Where the data below has the string "with", return the whole line.

>> Begin EXERCISE INPUT

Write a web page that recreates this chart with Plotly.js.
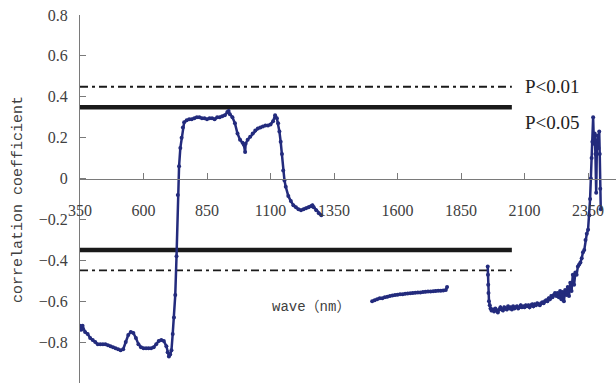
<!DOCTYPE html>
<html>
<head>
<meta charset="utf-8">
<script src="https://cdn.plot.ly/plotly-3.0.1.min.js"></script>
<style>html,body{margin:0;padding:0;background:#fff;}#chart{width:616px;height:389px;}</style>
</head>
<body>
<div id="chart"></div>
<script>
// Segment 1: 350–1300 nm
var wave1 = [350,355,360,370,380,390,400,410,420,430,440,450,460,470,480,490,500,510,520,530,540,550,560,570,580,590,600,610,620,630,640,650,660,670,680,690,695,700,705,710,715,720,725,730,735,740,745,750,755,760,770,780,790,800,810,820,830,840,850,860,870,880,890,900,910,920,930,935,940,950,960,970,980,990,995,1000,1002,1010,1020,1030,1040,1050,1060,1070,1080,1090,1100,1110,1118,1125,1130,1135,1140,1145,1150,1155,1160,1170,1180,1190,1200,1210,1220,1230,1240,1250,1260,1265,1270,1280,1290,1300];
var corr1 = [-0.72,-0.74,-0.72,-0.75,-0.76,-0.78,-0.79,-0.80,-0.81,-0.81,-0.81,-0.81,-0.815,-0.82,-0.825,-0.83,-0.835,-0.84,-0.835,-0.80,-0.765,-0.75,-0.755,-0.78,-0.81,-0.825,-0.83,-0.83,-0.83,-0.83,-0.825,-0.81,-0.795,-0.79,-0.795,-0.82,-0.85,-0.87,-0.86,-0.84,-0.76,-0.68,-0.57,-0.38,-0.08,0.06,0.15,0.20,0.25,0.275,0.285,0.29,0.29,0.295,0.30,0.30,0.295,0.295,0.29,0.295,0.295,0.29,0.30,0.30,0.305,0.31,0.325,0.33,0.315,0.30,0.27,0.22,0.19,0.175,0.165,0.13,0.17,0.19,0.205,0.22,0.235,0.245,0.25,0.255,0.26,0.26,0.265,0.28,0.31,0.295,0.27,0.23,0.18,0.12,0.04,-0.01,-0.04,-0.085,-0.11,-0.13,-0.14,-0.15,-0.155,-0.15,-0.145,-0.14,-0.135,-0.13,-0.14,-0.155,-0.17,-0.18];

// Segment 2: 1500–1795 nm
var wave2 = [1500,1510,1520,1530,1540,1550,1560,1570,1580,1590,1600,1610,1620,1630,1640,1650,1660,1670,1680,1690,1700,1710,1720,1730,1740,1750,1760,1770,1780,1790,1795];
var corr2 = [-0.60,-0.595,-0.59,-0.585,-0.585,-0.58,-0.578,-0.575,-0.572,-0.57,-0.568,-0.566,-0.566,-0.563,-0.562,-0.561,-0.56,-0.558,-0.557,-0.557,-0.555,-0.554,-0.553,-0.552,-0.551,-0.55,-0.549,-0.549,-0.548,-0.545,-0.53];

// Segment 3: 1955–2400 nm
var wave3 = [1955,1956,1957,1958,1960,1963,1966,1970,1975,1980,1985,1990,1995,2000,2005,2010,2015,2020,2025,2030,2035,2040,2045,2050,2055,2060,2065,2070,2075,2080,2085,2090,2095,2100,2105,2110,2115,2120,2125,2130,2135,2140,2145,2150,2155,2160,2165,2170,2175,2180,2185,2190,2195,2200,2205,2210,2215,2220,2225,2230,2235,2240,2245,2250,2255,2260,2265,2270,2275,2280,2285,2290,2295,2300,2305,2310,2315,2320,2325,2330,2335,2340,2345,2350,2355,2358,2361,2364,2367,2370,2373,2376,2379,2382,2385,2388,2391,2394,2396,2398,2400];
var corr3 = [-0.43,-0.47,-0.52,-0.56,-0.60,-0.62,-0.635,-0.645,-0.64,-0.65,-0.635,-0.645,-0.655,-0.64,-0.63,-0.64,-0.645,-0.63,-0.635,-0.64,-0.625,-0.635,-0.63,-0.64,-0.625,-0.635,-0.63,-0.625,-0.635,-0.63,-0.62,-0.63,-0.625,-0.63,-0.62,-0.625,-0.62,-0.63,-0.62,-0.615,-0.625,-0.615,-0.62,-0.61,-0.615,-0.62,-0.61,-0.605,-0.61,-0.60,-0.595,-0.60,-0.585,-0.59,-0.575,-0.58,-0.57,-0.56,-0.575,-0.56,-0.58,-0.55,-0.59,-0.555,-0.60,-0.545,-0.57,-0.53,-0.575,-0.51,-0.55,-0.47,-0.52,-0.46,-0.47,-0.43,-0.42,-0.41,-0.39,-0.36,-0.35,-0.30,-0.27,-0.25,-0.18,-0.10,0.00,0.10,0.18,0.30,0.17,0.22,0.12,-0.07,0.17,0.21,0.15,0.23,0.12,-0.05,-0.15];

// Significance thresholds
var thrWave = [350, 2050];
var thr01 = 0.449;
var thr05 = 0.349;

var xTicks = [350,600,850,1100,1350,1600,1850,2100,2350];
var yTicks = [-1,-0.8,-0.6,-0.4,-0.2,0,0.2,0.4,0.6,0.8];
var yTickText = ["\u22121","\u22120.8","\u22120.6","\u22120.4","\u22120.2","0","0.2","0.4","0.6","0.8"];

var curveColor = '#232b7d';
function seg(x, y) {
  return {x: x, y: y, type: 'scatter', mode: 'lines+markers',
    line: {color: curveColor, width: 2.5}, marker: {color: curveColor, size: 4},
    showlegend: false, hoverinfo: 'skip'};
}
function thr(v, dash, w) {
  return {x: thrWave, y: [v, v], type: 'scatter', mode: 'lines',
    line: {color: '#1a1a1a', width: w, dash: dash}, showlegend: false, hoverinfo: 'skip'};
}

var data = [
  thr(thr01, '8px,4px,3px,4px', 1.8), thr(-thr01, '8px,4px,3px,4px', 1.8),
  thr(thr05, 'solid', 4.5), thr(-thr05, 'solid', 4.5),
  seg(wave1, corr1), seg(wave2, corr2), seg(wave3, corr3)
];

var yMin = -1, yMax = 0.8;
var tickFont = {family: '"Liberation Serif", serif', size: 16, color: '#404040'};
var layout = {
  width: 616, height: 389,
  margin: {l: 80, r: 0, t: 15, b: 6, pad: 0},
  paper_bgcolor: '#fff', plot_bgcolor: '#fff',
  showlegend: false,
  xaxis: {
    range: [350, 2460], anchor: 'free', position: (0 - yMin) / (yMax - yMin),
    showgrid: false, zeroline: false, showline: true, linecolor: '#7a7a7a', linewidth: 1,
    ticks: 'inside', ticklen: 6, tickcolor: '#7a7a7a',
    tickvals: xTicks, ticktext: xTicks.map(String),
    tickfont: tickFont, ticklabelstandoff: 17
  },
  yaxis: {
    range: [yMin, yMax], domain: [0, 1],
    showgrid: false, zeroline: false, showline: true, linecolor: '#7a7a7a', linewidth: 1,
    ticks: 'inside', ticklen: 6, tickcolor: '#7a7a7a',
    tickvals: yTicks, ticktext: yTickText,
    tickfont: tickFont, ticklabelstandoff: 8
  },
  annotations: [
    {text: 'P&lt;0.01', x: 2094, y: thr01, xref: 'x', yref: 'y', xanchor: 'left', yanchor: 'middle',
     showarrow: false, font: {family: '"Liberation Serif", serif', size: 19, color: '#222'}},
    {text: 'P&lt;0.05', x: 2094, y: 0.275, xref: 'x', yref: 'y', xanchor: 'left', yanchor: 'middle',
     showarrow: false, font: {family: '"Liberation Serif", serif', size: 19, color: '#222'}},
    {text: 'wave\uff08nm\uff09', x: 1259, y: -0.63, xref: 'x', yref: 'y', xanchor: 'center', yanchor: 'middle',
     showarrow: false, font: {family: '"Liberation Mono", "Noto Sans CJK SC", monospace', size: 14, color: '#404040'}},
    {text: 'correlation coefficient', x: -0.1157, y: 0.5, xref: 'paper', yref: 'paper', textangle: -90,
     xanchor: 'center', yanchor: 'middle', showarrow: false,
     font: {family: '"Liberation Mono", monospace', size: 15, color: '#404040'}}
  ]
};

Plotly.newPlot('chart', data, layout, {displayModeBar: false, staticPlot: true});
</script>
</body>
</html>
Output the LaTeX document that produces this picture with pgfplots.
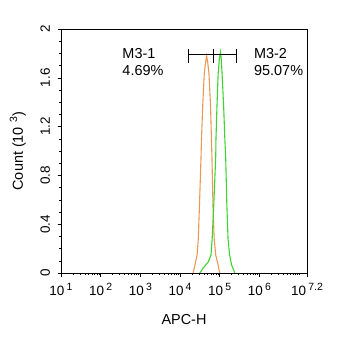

>> End EXERCISE INPUT

** EXPECTED ANSWER **
Write a web page that recreates this chart with Plotly.js.
Output the LaTeX document that produces this picture with pgfplots.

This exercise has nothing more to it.